▶ [What the task asks]
Leave out any pictures and transcribe all other data below exactly.

▶ [Data section]
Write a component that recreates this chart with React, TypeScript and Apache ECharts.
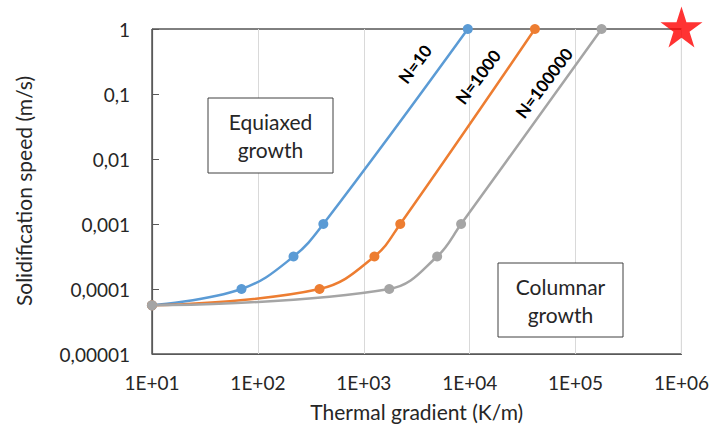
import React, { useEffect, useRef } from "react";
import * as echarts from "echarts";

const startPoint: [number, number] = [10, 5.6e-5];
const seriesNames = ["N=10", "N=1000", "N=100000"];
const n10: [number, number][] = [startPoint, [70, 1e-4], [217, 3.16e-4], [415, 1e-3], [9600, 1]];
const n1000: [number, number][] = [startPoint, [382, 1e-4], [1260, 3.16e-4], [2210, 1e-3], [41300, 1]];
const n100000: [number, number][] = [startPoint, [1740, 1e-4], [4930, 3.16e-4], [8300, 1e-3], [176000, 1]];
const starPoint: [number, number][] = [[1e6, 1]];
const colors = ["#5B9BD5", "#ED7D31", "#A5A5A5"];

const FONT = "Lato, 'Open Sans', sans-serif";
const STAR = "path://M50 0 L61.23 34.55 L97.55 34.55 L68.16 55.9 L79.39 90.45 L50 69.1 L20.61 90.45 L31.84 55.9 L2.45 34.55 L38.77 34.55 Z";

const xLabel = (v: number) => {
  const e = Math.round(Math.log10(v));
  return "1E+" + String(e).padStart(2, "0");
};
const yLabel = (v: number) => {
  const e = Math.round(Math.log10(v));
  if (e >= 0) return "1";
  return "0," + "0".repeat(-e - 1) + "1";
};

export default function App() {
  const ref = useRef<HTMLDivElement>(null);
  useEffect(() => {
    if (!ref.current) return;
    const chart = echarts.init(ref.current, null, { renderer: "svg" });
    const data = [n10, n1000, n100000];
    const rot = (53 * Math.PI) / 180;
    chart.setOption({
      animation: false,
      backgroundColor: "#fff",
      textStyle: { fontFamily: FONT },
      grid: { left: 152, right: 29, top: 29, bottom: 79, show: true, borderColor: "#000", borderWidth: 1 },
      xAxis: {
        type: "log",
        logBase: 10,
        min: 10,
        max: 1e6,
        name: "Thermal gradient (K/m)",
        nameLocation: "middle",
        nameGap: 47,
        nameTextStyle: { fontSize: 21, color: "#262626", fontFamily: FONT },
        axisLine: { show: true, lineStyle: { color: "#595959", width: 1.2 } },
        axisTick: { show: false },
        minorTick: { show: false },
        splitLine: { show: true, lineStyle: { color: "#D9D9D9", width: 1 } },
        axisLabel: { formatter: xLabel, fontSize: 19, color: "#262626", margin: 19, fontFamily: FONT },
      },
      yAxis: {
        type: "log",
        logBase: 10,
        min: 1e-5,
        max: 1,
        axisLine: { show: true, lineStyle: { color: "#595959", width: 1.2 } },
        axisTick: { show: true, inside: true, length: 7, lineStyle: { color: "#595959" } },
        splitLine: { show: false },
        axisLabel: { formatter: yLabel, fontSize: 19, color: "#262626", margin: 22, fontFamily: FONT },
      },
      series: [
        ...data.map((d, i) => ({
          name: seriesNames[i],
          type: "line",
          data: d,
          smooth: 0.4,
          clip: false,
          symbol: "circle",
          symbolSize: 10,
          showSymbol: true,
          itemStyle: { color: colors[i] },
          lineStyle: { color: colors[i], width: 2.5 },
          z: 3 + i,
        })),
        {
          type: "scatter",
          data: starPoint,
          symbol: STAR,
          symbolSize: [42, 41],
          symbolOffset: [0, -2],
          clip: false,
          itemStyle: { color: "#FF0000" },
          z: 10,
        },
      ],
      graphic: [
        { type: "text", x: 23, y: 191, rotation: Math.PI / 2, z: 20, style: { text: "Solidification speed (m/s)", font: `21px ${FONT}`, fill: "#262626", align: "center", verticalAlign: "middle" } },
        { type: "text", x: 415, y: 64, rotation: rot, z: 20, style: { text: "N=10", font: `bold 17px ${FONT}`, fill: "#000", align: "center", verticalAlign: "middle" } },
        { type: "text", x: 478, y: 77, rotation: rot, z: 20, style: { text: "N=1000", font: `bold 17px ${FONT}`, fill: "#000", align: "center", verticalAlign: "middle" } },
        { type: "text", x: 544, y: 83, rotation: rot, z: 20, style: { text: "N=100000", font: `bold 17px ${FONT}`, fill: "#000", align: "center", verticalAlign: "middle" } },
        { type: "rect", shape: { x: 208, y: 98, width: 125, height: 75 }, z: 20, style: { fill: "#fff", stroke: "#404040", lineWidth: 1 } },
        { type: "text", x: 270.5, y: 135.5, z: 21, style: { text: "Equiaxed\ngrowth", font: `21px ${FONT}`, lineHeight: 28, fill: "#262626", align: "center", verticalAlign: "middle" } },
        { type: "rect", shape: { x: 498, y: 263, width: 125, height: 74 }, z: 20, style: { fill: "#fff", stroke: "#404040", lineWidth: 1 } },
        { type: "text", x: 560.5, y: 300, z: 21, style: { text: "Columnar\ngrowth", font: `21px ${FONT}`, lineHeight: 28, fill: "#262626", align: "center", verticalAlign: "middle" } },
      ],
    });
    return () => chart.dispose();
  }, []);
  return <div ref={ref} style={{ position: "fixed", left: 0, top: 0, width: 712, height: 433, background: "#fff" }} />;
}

▶ [Answer to the task]
Write a component that recreates this chart with React, TypeScript and Apache ECharts.
import React, { useEffect, useRef } from "react";
import * as echarts from "echarts";

const startPoint: [number, number] = [10, 5.6e-5];
const seriesNames = ["N=10", "N=1000", "N=100000"];
const n10: [number, number][] = [startPoint, [70, 1e-4], [217, 3.16e-4], [415, 1e-3], [9600, 1]];
const n1000: [number, number][] = [startPoint, [382, 1e-4], [1260, 3.16e-4], [2210, 1e-3], [41300, 1]];
const n100000: [number, number][] = [startPoint, [1740, 1e-4], [4930, 3.16e-4], [8300, 1e-3], [176000, 1]];
const starPoint: [number, number][] = [[1e6, 1]];
const colors = ["#5B9BD5", "#ED7D31", "#A5A5A5"];

const FONT = "Lato, 'Open Sans', sans-serif";
const STAR = "path://M50 0 L61.23 34.55 L97.55 34.55 L68.16 55.9 L79.39 90.45 L50 69.1 L20.61 90.45 L31.84 55.9 L2.45 34.55 L38.77 34.55 Z";

const xLabel = (v: number) => {
  const e = Math.round(Math.log10(v));
  return "1E+" + String(e).padStart(2, "0");
};
const yLabel = (v: number) => {
  const e = Math.round(Math.log10(v));
  if (e >= 0) return "1";
  return "0," + "0".repeat(-e - 1) + "1";
};

export default function App() {
  const ref = useRef<HTMLDivElement>(null);
  useEffect(() => {
    if (!ref.current) return;
    const chart = echarts.init(ref.current, null, { renderer: "svg" });
    const data = [n10, n1000, n100000];
    const rot = (53 * Math.PI) / 180;
    chart.setOption({
      animation: false,
      backgroundColor: "#fff",
      textStyle: { fontFamily: FONT },
      grid: { left: 152, right: 29, top: 29, bottom: 79, show: true, borderColor: "#000", borderWidth: 1 },
      xAxis: {
        type: "log",
        logBase: 10,
        min: 10,
        max: 1e6,
        name: "Thermal gradient (K/m)",
        nameLocation: "middle",
        nameGap: 47,
        nameTextStyle: { fontSize: 21, color: "#262626", fontFamily: FONT },
        axisLine: { show: true, lineStyle: { color: "#595959", width: 1.2 } },
        axisTick: { show: false },
        minorTick: { show: false },
        splitLine: { show: true, lineStyle: { color: "#D9D9D9", width: 1 } },
        axisLabel: { formatter: xLabel, fontSize: 19, color: "#262626", margin: 19, fontFamily: FONT },
      },
      yAxis: {
        type: "log",
        logBase: 10,
        min: 1e-5,
        max: 1,
        axisLine: { show: true, lineStyle: { color: "#595959", width: 1.2 } },
        axisTick: { show: true, inside: true, length: 7, lineStyle: { color: "#595959" } },
        splitLine: { show: false },
        axisLabel: { formatter: yLabel, fontSize: 19, color: "#262626", margin: 22, fontFamily: FONT },
      },
      series: [
        ...data.map((d, i) => ({
          name: seriesNames[i],
          type: "line",
          data: d,
          smooth: 0.4,
          clip: false,
          symbol: "circle",
          symbolSize: 10,
          showSymbol: true,
          itemStyle: { color: colors[i] },
          lineStyle: { color: colors[i], width: 2.5 },
          z: 3 + i,
        })),
        {
          type: "scatter",
          data: starPoint,
          symbol: STAR,
          symbolSize: [42, 41],
          symbolOffset: [0, -2],
          clip: false,
          itemStyle: { color: "#FF0000" },
          z: 10,
        },
      ],
      graphic: [
        { type: "text", x: 23, y: 191, rotation: Math.PI / 2, z: 20, style: { text: "Solidification speed (m/s)", font: `21px ${FONT}`, fill: "#262626", align: "center", verticalAlign: "middle" } },
        { type: "text", x: 415, y: 64, rotation: rot, z: 20, style: { text: "N=10", font: `bold 17px ${FONT}`, fill: "#000", align: "center", verticalAlign: "middle" } },
        { type: "text", x: 478, y: 77, rotation: rot, z: 20, style: { text: "N=1000", font: `bold 17px ${FONT}`, fill: "#000", align: "center", verticalAlign: "middle" } },
        { type: "text", x: 544, y: 83, rotation: rot, z: 20, style: { text: "N=100000", font: `bold 17px ${FONT}`, fill: "#000", align: "center", verticalAlign: "middle" } },
        { type: "rect", shape: { x: 208, y: 98, width: 125, height: 75 }, z: 20, style: { fill: "#fff", stroke: "#404040", lineWidth: 1 } },
        { type: "text", x: 270.5, y: 135.5, z: 21, style: { text: "Equiaxed\ngrowth", font: `21px ${FONT}`, lineHeight: 28, fill: "#262626", align: "center", verticalAlign: "middle" } },
        { type: "rect", shape: { x: 498, y: 263, width: 125, height: 74 }, z: 20, style: { fill: "#fff", stroke: "#404040", lineWidth: 1 } },
        { type: "text", x: 560.5, y: 300, z: 21, style: { text: "Columnar\ngrowth", font: `21px ${FONT}`, lineHeight: 28, fill: "#262626", align: "center", verticalAlign: "middle" } },
      ],
    });
    return () => chart.dispose();
  }, []);
  return <div ref={ref} style={{ position: "fixed", left: 0, top: 0, width: 712, height: 433, background: "#fff" }} />;
}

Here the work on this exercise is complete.